Работаю в детском доме педагогом доп. обр. Дети есть как норма, так и 7-8 вид. У меня 18 часов. Как должна распределяться моя нагрузка? Подскажите, пожалуйста.
При старом директоре было 45 мин занятие и 15 минут перерыв, или 1.5 часа и 0.5 часа перерыв (дети были только норма). Сейчас к ним прибавились еще и коррекция, а новый директор говорит, что занятия у всех детей по 60 минут ровно.

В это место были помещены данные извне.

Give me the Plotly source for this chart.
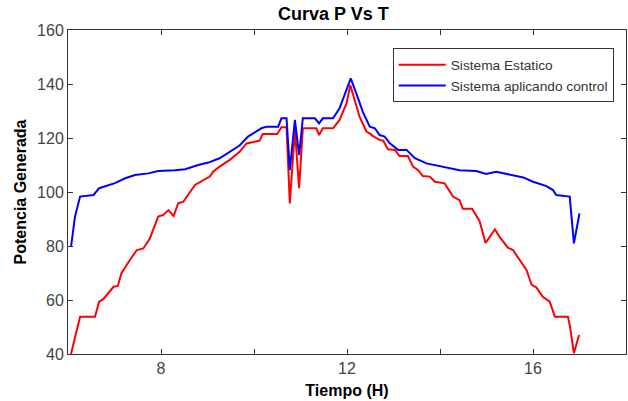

Как правильно будет?

----------


## арома

я работаю в училище с девиантными подростками, тоже встречаются дети 8 вида...мы тоже задавали эти вопросы администрации, но внятного ответа не получили..хотели познакомится с уставом нашего заведения - не вышло, нам дали почитать лишь коллективный договор))))..и поэтому, просмотрев различные нормативные акты выстроили свою работу согласно ФГОСАм и требованиям САНПИн, где сказано, что обязательно нужно делать перерыв между занятиями 10 минут после 30 или 45 мин. работы....

----------


## Ludochka-69

про коррекционные учреждения сказать не могу, а вообще,  в учреждениях образования
при составлении расписания  (продолжительность занятий, перерывы, нагрузка на детей по годам  обучения) руководствуются САНПИНами и Уставом учреждения (в нем должно быть всё это прописано)
http://www.docload.ru/Basesdoc/11/11795/index.htm
найдите свой вид деятельности и посмотрите (приложение №3 называется в этом документе)
Но всё это должно быть закреплено Уставом учреждения.

----------


## nata

Спасибо

----------